Science in the 21st century is in a quite odd position. Though ingrained in our everyday lives, through mobile technology and optimized processes, it is not only taken for granted, but sometimes unjustly challenged and contested. Could be a case of „victim of its own success”. In a world of distributed and unverified information, strange and irrational ideas start to catch speed. It seems the scientific community not only has to promote new ideas, but defend established ones, that built the interconnected world we live in today. And that was the spirit that led to the „Beer and Science” project: gather heterogeneous communities in an informal environment and plant the seed for casual conversations around scientific topics.

For October’s „Beer and Science” event, held in Bucharest, Romania, we chose the subject “personalized medicine in the digital era” and we invited speakers to present their related work. We had presentations from both academia and industry, tackling medical, technical and ethical aspects of novel technologies used in patient treatment.
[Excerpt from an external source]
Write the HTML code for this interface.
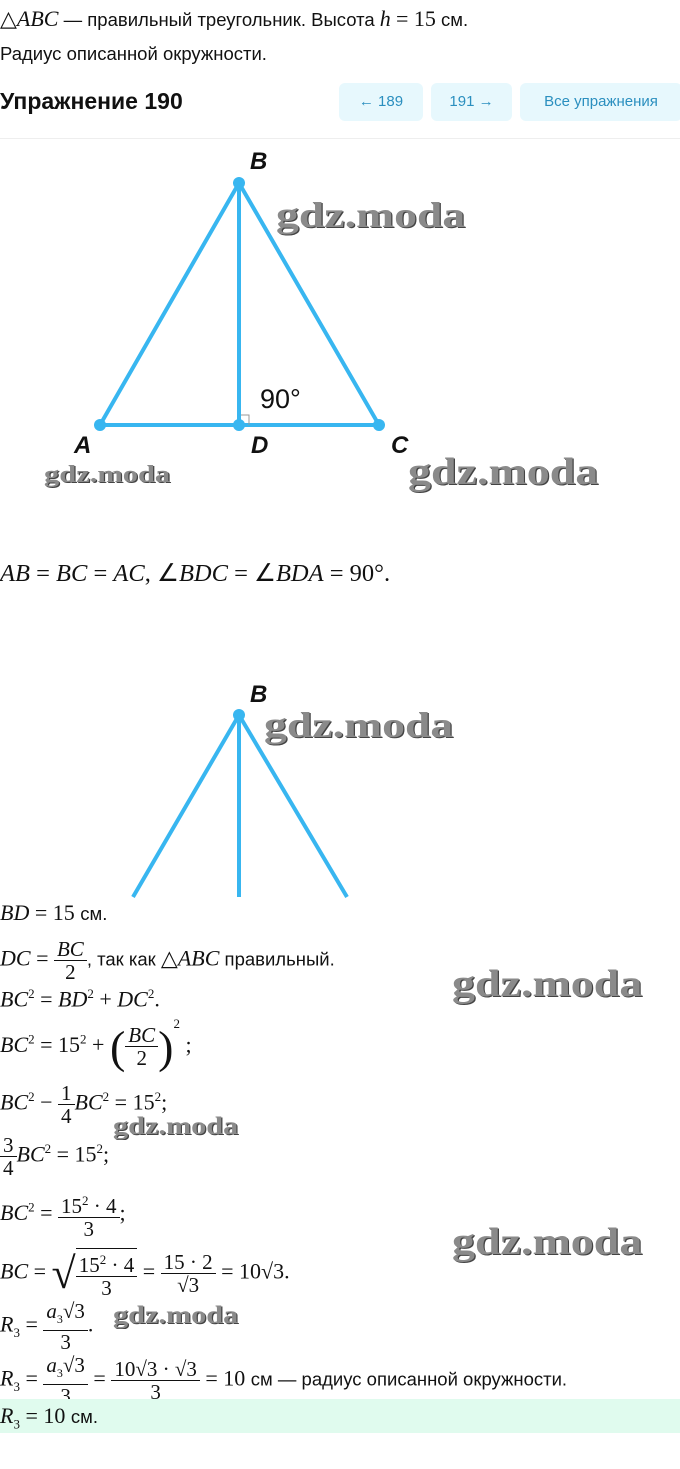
<!DOCTYPE html>
<html><head><meta charset="utf-8"><style>
body{margin:0;width:680px;height:1469px;background:#fff;position:relative;overflow:hidden;font-family:"Liberation Sans",sans-serif;color:#111}
.a{position:absolute;white-space:nowrap}
.t{font-size:18.5px}
.m{font-family:"Liberation Serif",serif;font-size:22px}
i{font-family:"Liberation Serif",serif;font-style:italic}
.fr{display:inline-block;vertical-align:middle;text-align:center;font-family:"Liberation Serif",serif;font-size:21px;line-height:22px}
.fr>span{display:block;padding:0 3px}
.fr>span:first-child{border-bottom:1px solid #111}
.btn{position:absolute;top:83px;height:38px;background:#e7f8fd;border-radius:6px;color:#2b8fbf;font-size:15px;line-height:38px;text-align:center}
.wm{position:absolute;font-family:"Liberation Serif",serif;font-weight:bold;color:#8a8a8a;text-shadow:1px 1px 0 #444;white-space:nowrap;transform-origin:left top}
.lb{position:absolute;font-weight:bold;font-style:italic;font-size:24px;font-family:"Liberation Sans",sans-serif}
sup{font-size:13px}
</style></head><body>
<div class="a t" style="top:6px;left:0"><span class="m">△<i>ABC</i></span> — правильный треугольник. Высота <i class="m">h</i> <span class="m">= 15</span> см.</div>
<div class="a t" style="top:43px;left:0">Радиус описанной окружности.</div>
<div class="a" style="top:88px;left:0;font-size:23px;font-weight:bold">Упражнение 190</div>
<div class="btn" style="left:339px;width:84px">← 189</div>
<div class="btn" style="left:431px;width:81px">191 →</div>
<div class="btn" style="left:520px;width:162px">Все упражнения</div>
<div class="a" style="top:138px;left:0;width:680px;height:1px;background:#eee"></div>

<svg class="a" style="top:0;left:0" width="680" height="900">
<g stroke="#38b6f0" stroke-width="4" fill="none">
<polygon points="239,183 100,425 379,425"/><line x1="239" y1="183" x2="239" y2="425"/>
<line x1="239" y1="715" x2="133" y2="897"/><line x1="239" y1="715" x2="347" y2="897"/><line x1="239" y1="715" x2="239" y2="897"/>
</g>
<polyline points="241,415 249,415 249,425" stroke="#999" fill="none" stroke-width="1"/>
<g fill="#38b6f0"><circle cx="239" cy="183" r="6"/><circle cx="100" cy="425" r="6"/><circle cx="379" cy="425" r="6"/><circle cx="239" cy="425" r="6"/><circle cx="239" cy="715" r="6"/></g>
</svg>
<div class="lb" style="top:148px;left:250px">B</div>
<div class="lb" style="top:432px;left:74px">A</div>
<div class="lb" style="top:432px;left:251px">D</div>
<div class="lb" style="top:432px;left:391px">C</div>
<div class="a" style="top:384px;left:260px;font-size:27px">90°</div>
<div class="lb" style="top:681px;left:250px">B</div>
<div class="wm" style="top:194px;left:276px;font-size:36px;transform:scaleX(1.27)">gdz.moda</div>
<div class="wm" style="top:462px;left:44px;font-size:24px;transform:scaleX(1.27)">gdz.moda</div>
<div class="wm" style="top:450px;left:408px;font-size:38px;transform:scaleX(1.21)">gdz.moda</div>
<div class="wm" style="top:704px;left:264px;font-size:36px;transform:scaleX(1.27)">gdz.moda</div>

<div class="a m" style="top:558px;left:0;font-size:24.5px"><i>AB</i> = <i>BC</i> = <i>AC</i>, ∠<i>BDC</i> = ∠<i>BDA</i> = 90°.</div>

<div class="a m" style="top:900px;left:0"><i>BD</i> = 15 <span class="t" style="font-family:'Liberation Sans'">см.</span></div>
<div class="a m" style="top:938px;left:0"><i>DC</i> = <span class="fr"><span><i>BC</i></span><span>2</span></span><span class="t" style="font-family:'Liberation Sans'">, так как </span>△<i>ABC</i><span class="t" style="font-family:'Liberation Sans'"> правильный.</span></div>
<div class="a m" style="top:986px;left:0"><i>BC</i><sup>2</sup> = <i>BD</i><sup>2</sup> + <i>DC</i><sup>2</sup>.</div>
<div class="a m" style="top:1016px;left:0"><i>BC</i><sup>2</sup> = 15<sup>2</sup> + <span style="font-size:46px;vertical-align:middle">(</span><span class="fr"><span><i>BC</i></span><span>2</span></span><span style="font-size:46px;vertical-align:middle">)</span><sup style="vertical-align:24px">2</sup> ;</div>
<div class="a m" style="top:1082px;left:0"><i>BC</i><sup>2</sup> − <span class="fr"><span>1</span><span>4</span></span><i>BC</i><sup>2</sup> = 15<sup>2</sup>;</div>
<div class="a m" style="top:1134px;left:0"><span class="fr"><span>3</span><span>4</span></span><i>BC</i><sup>2</sup> = 15<sup>2</sup>;</div>
<div class="a m" style="top:1190px;left:0"><i>BC</i><sup>2</sup> = <span class="fr"><span>15<sup>2</sup> · 4</span><span>3</span></span>;</div>
<div class="a m" style="top:1248px;left:0"><i>BC</i> = <span style="font-size:44px;vertical-align:middle">√</span><span class="fr" style="border-top:1px solid #111"><span>15<sup>2</sup> · 4</span><span>3</span></span> = <span class="fr"><span>15 · 2</span><span>√3</span></span> = 10√3.</div>
<div class="a m" style="top:1300px;left:0"><i>R</i><sub style="font-size:13px">3</sub> = <span class="fr"><span><i>a</i><sub style="font-size:12px">3</sub>√3</span><span>3</span></span>.</div>
<div class="a m" style="top:1354px;left:0"><i>R</i><sub style="font-size:13px">3</sub> = <span class="fr"><span><i>a</i><sub style="font-size:12px">3</sub>√3</span><span>3</span></span> = <span class="fr"><span>10√3 · √3</span><span>3</span></span> = 10 <span class="t" style="font-family:'Liberation Sans'">см — радиус описанной окружности.</span></div>
<div class="a" style="top:1399px;left:0;width:680px;height:34px;background:#e0fbee"></div>
<div class="a m" style="top:1403px;left:0"><i>R</i><sub style="font-size:13px">3</sub> = 10 <span class="t" style="font-family:'Liberation Sans'">см.</span></div>

<div class="wm" style="top:962px;left:452px;font-size:38px;transform:scaleX(1.21)">gdz.moda</div>
<div class="wm" style="top:1113px;left:113px;font-size:25px;transform:scaleX(1.21)">gdz.moda</div>
<div class="wm" style="top:1220px;left:452px;font-size:38px;transform:scaleX(1.21)">gdz.moda</div>
<div class="wm" style="top:1302px;left:113px;font-size:25px;transform:scaleX(1.21)">gdz.moda</div>
</body></html>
My own presentation dealt with the concept and embodiment of the medical file. My earliest recollection was of a thick, slightly decomposing, brownish cover kept by my local polyclinic, where a trail of visits to the local GP was being preserved. I don’t know if it registered a visits to other hospitals, or what happened to it at all. The focus then shifted to current digital means of recording medical consultations and analysis. I am pleased today to be able to look back at results 8 years in the past, and inspect the parameters of my body.

But then the ethical questions started to creep in. Who else is able to look at my data and what are the implications? There is definitely a need for more data sharing. We want faster and more accurate results. We want efficient treatments with little to none side effects. But we don’t want pill ads popping up here and there whenever our blood sugar level rises. We don’t want a spike in car insurance premiums for people with higher testosterone readings.

The bottom line is in this world of highly connected and pervasive medical technologies, we need considerate and transparent regulation and monitoring of personal medical data, which can strike a balance between fast and efficient treatments, confidentiality, fairness and economic growth.